Some records
━━━
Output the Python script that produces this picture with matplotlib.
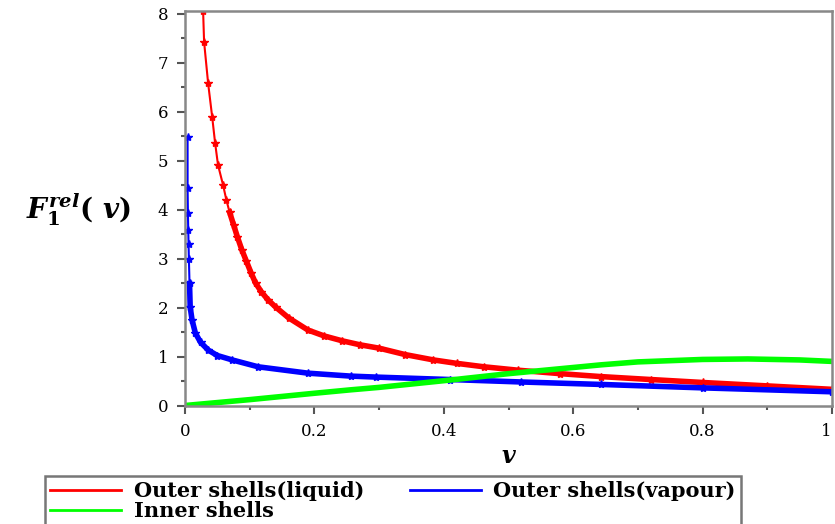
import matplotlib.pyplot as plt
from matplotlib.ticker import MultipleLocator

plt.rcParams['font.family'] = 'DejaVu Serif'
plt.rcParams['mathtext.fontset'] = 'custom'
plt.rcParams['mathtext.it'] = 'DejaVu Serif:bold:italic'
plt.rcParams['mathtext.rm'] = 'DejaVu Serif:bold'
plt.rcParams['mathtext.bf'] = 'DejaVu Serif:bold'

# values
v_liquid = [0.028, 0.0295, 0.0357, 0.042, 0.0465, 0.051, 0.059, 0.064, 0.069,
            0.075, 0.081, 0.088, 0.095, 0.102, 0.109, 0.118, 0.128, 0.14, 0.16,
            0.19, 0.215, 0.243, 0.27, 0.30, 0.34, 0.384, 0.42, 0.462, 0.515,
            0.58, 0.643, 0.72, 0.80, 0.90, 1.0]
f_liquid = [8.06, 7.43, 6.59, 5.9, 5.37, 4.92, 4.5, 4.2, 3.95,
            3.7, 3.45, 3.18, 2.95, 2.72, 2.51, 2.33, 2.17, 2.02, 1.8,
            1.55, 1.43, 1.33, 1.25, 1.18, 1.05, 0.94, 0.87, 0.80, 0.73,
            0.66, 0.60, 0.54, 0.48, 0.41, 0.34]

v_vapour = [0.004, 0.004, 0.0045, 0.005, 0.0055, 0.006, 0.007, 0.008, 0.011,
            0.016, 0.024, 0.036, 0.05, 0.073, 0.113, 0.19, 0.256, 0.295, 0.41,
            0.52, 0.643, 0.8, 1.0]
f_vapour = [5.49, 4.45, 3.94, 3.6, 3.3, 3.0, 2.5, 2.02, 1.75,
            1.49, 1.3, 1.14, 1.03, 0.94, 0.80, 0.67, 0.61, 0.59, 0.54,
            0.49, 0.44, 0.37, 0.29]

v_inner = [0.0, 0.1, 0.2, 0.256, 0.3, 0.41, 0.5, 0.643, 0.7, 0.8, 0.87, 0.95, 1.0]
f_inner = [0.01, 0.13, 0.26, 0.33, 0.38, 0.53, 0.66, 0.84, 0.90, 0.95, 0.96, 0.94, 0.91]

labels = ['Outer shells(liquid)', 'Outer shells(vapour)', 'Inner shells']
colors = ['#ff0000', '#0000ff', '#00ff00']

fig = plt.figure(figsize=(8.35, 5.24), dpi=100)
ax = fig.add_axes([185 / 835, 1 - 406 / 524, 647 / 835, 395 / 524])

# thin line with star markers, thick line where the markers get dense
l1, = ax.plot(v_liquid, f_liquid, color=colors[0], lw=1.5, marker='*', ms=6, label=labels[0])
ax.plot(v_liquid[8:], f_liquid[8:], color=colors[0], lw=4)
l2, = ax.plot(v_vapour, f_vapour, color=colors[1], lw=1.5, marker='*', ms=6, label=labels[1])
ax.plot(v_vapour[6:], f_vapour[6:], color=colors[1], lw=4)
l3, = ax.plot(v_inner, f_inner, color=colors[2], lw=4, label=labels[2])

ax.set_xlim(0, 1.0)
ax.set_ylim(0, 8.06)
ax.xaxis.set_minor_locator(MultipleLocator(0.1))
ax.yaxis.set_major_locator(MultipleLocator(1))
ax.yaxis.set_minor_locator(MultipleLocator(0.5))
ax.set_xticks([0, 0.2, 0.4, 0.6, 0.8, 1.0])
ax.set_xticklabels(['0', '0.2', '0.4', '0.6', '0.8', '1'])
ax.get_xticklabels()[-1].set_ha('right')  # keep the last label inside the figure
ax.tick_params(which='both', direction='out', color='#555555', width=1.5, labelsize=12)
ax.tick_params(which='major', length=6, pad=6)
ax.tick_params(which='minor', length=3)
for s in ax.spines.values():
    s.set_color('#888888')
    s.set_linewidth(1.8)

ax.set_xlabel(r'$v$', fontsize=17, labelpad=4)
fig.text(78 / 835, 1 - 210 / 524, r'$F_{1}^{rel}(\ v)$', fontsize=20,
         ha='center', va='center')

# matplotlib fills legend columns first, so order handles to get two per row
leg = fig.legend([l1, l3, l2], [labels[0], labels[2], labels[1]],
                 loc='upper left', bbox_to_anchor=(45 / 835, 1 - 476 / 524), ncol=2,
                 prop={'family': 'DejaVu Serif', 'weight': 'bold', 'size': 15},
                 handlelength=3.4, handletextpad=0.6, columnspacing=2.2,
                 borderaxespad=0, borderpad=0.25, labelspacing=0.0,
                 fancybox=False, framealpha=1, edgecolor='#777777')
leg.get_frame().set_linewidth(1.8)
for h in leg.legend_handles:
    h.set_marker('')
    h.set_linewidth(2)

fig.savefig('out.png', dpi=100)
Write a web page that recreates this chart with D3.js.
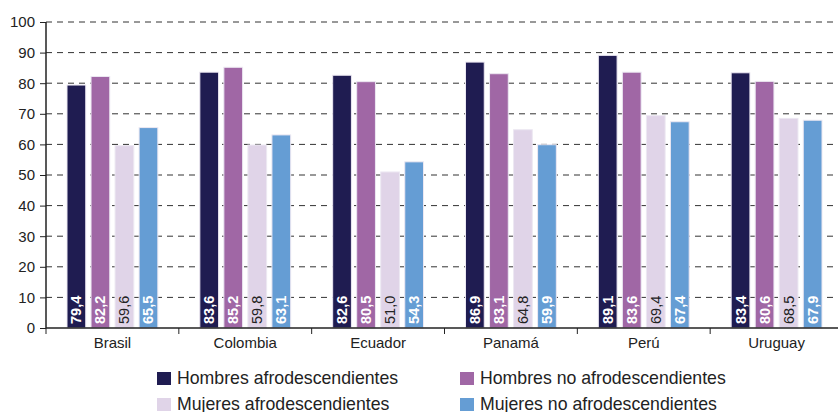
━━━
▶ Written problem: Repeat the listing above from its first line through the line that contains "plt.rcParams['mathtext.bf'] = 'DejaVu", both included, and nothing more. Drop the pictures.

▶ Result:
Output the Python script that produces this picture with matplotlib.
import matplotlib.pyplot as plt
from matplotlib.ticker import MultipleLocator

plt.rcParams['font.family'] = 'DejaVu Serif'
plt.rcParams['mathtext.fontset'] = 'custom'
plt.rcParams['mathtext.it'] = 'DejaVu Serif:bold:italic'
plt.rcParams['mathtext.rm'] = 'DejaVu Serif:bold'
plt.rcParams['mathtext.bf'] = 'DejaVu Serif:bold'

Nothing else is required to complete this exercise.